First, Apple says proprietary operating systems protected by patent and copyright laws cannot be essential facilities.

Epic’s own expert thus refused to equate iOS with a public utility, and therefore conceded the predicate of Epic’s essential facility claim.

A proprietary operating system encompassing features and functionalities protected by patent, copyright, and other intellectual property laws cannot constitute an essential facility. Intellectual property is protected by a discrete legal regime, which gives the owner the power to exclude others from using or profiting from the owner’s intellectual property.

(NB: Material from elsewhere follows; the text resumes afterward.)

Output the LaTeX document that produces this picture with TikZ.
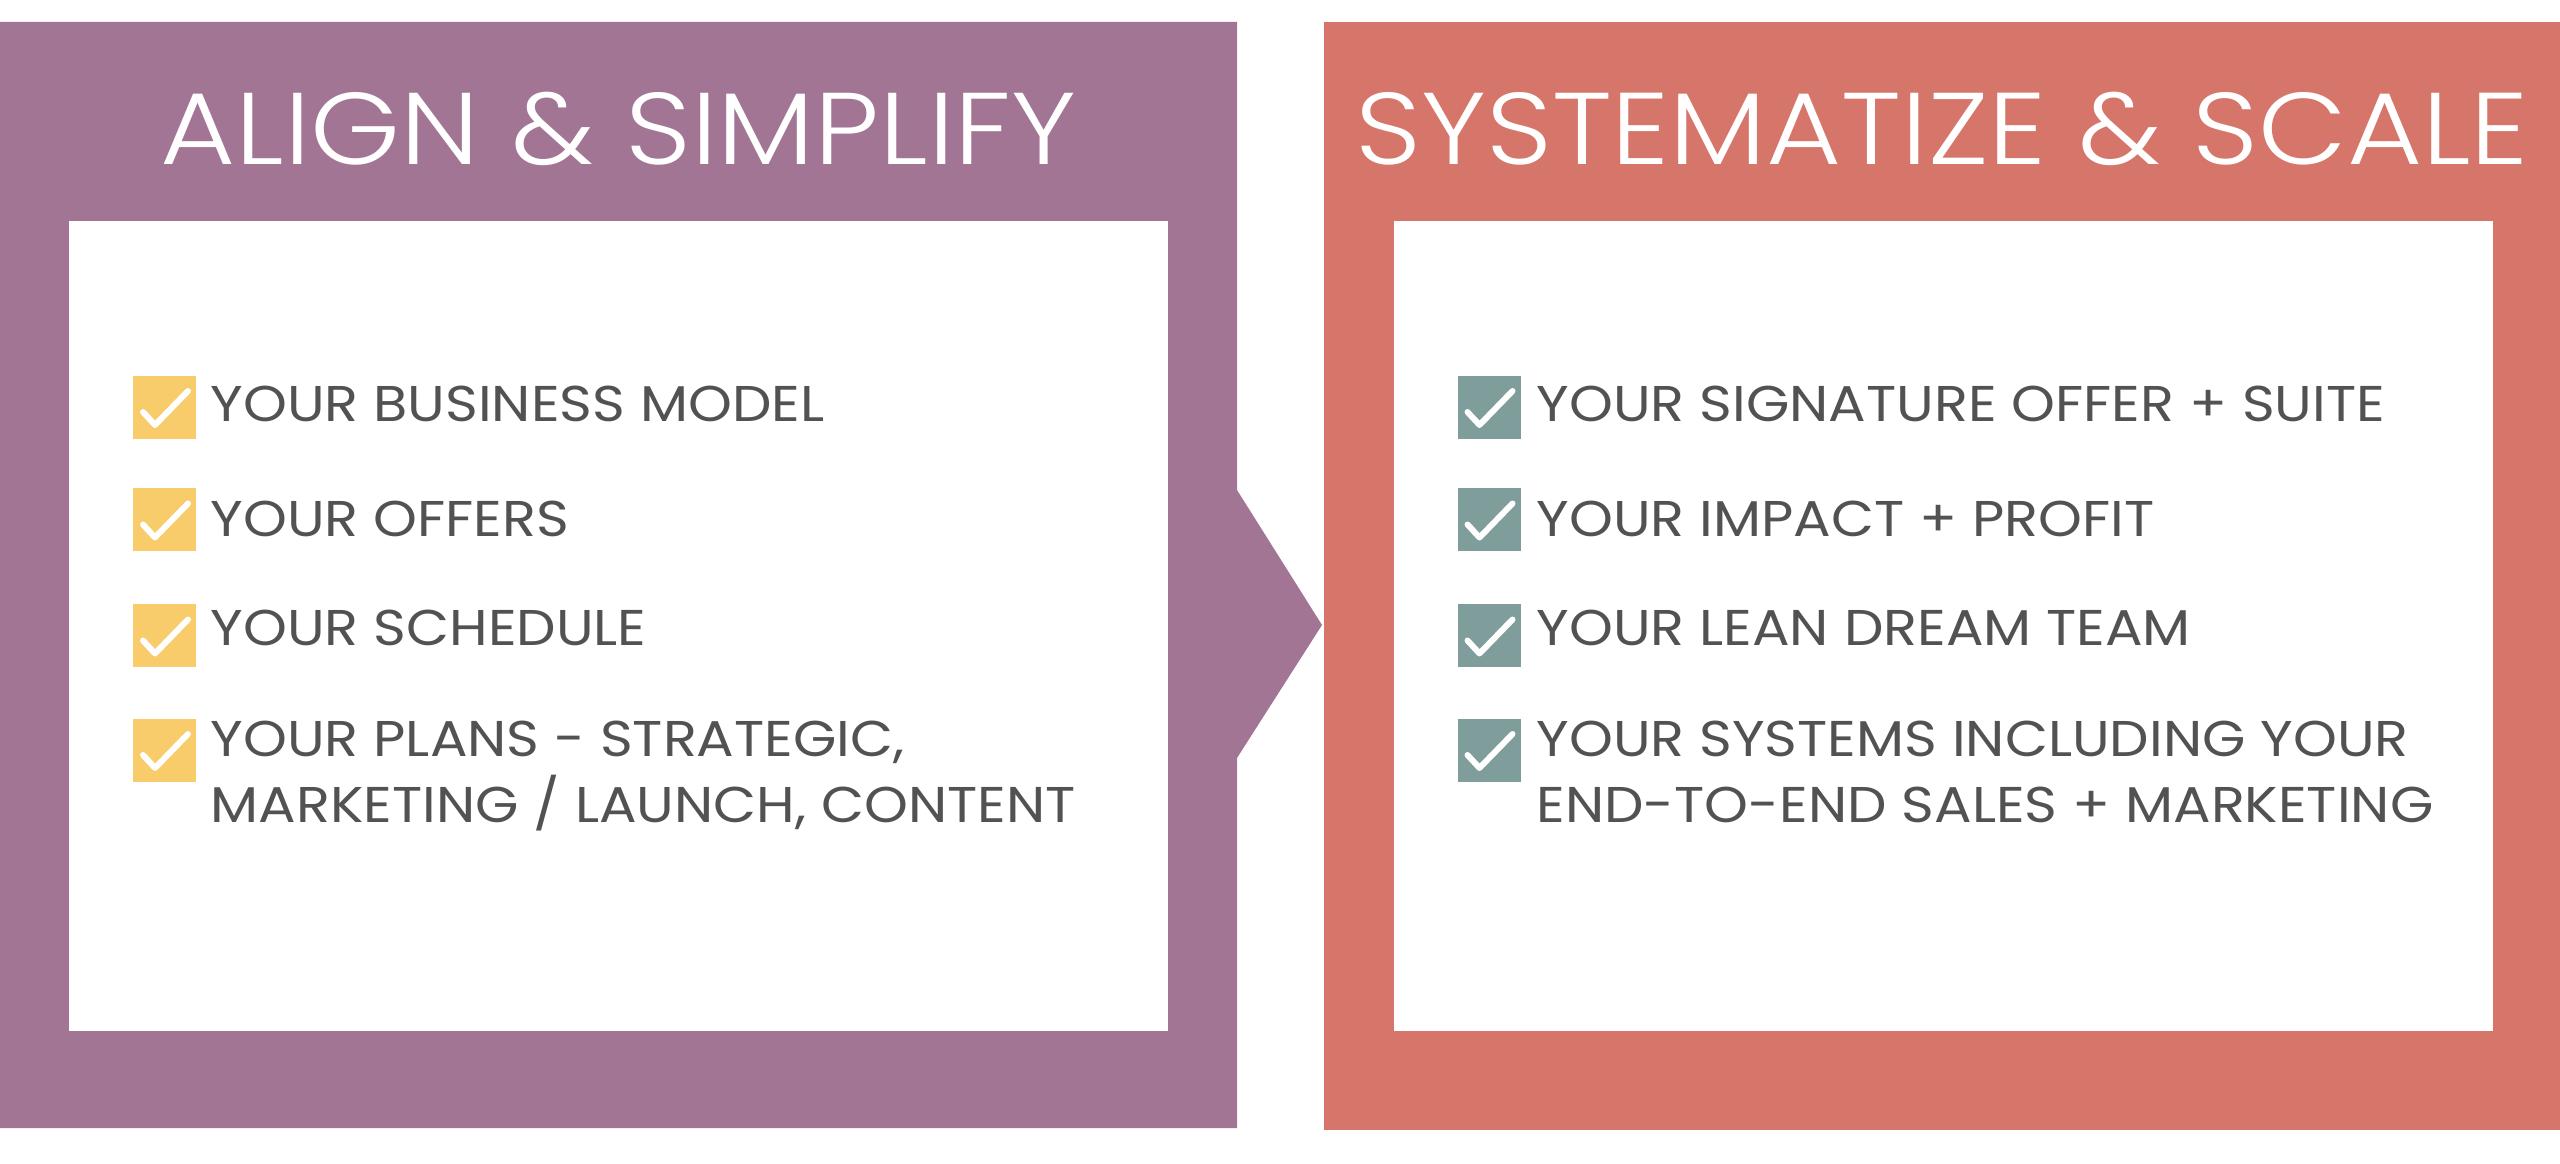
\documentclass[tikz,border=0pt]{standalone}
\usepackage{fontspec}
\setmainfont{Poppins}[FakeStretch=1.11]
\newfontfamily\titlefont{Poppins Light}[FakeStretch=1.13]
\usepackage{tikz}
\usetikzlibrary{positioning}
\definecolor{plum}{HTML}{A37594}
\definecolor{coral}{HTML}{D6756A}
\definecolor{mustard}{HTML}{F8CB6B}
\definecolor{sage}{HTML}{7E9D9B}
\definecolor{inkgray}{HTML}{525252}

\begin{document}
\begin{tikzpicture}[
    checkbox/.style={fill=#1, minimum size=0.63cm, inner sep=0pt, path picture={
        \draw[white, line width=1.7pt, line cap=round, line join=round]
            ([shift={(0.10cm,0.27cm)}]path picture bounding box.south west)
            -- ([shift={(0.22cm,0.14cm)}]path picture bounding box.south west)
            -- ([shift={(0.55cm,0.48cm)}]path picture bounding box.south west);}},
    item/.style={anchor=base west, align=left, text=inkgray, inner sep=0pt, font=\fontsize{14.3}{19}\selectfont},
    heading/.style={anchor=base, text=white, inner sep=0pt, font=\titlefont\fontsize{29}{34}\selectfont},
    inner/.style={fill=white, minimum width=10.99cm, minimum height=8.1cm, anchor=north west, inner sep=0pt},
]
\useasboundingbox (0,0) rectangle (25.6,-11.64);
% panels
\fill[plum] (0,-0.22) -- (12.37,-0.22) -- (12.37,-4.90) -- (13.22,-6.25) -- (12.37,-7.58)
    -- (12.37,-11.28) -- (0,-11.28) -- cycle;
\fill[coral] (13.24,-0.22) rectangle (25.6,-11.30);
\node[inner] (leftbox) at (0.68,-2.20) {};
\node[inner] (rightbox) at (13.93,-2.20) {};
\node[heading] (lefttitle) at (6.185,-1.65) {ALIGN \& SIMPLIFY};
\node[heading] (righttitle) at (19.42,-1.65) {SYSTEMATIZE \& SCALE};
% left list
\node[checkbox=mustard] (l1) at (1.645,-4.075) {};
\node[checkbox=mustard] (l2) at (1.645,-5.20) {};
\node[checkbox=mustard] (l3) at (1.645,-6.36) {};
\node[checkbox=mustard] (l4) at (1.645,-7.505) {};
\node[item] (lt1) at (2.10,-4.22) {YOUR BUSINESS MODEL};
\node[item] (lt2) at (2.10,-5.37) {YOUR OFFERS};
\node[item] (lt3) at (2.10,-6.46) {YOUR SCHEDULE};
\node[item] (lt4) at (2.10,-8.23) {YOUR PLANS - STRATEGIC,\\MARKETING / LAUNCH, CONTENT};
% right list
\node[checkbox=sage] (r1) at (14.89,-4.075) {};
\node[checkbox=sage] (r2) at (14.89,-5.20) {};
\node[checkbox=sage] (r3) at (14.89,-6.36) {};
\node[checkbox=sage] (r4) at (14.89,-7.505) {};
\node[item] (rt1) at (15.36,-4.22) {YOUR SIGNATURE OFFER + SUITE};
\node[item] (rt2) at (15.36,-5.37) {YOUR IMPACT + PROFIT};
\node[item] (rt3) at (15.36,-6.46) {YOUR LEAN DREAM TEAM};
\node[item] (rt4) at (15.36,-8.23) {YOUR SYSTEMS INCLUDING YOUR\\END-TO-END SALES + MARKETING};
\end{tikzpicture}
\end{document}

And Apple says that Epic’s Fortnite being “successful” before it arrived on iOS is proof that its operating system is not an essential facility – highlighting Fortnite’s App Store sales made up less than 10% of its total revenue:

Epic’s own experience, as established by the trial evidence, confirms that there is nothing “essential” about iOS. Fortnite was a success before it was made available on the App Store, Trial Tr. 1337:19–21 (Weissinger), and Fortnite’s revenues from iOS (prior to its removal) accounted for just 7% of its total revenue, DX-4766.

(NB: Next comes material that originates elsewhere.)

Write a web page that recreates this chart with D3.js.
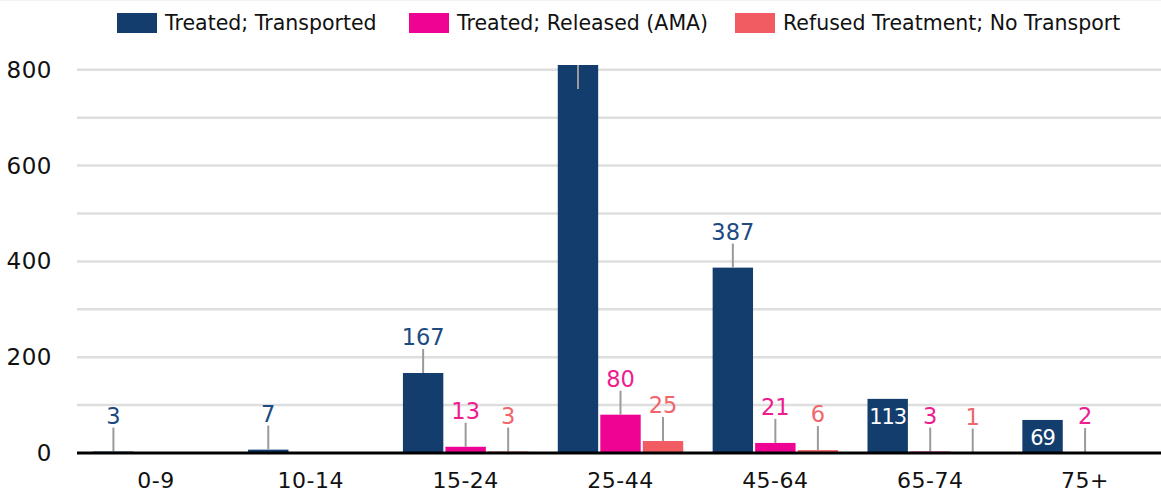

For its second point, Apple says that Epic still has access to iOS if it agrees to the App Store terms and conditions:

There is no dispute that Epic actually has access to iOS. Epic, like all other developers, may obtain “access to the tools and permissions for writing iOS apps,” and may distribute those apps through iOS, by agreeing to the DPLA. Ex. Expert 1 ¶ 100 (Evans). And Epic clearly did (prior to Project Liberty) distribute its apps through iOS and the App Store. So do millions of other developers.

We’ll have to wait to see how the court rules on Apple’s request to dismiss this allegation. However, even if Apple wins this ruling, it doesn’t mean the company will win the entire suit.

As the trial continues today, Apple’s Senior Vice President of software engineering, Craig Federighi is set to testify.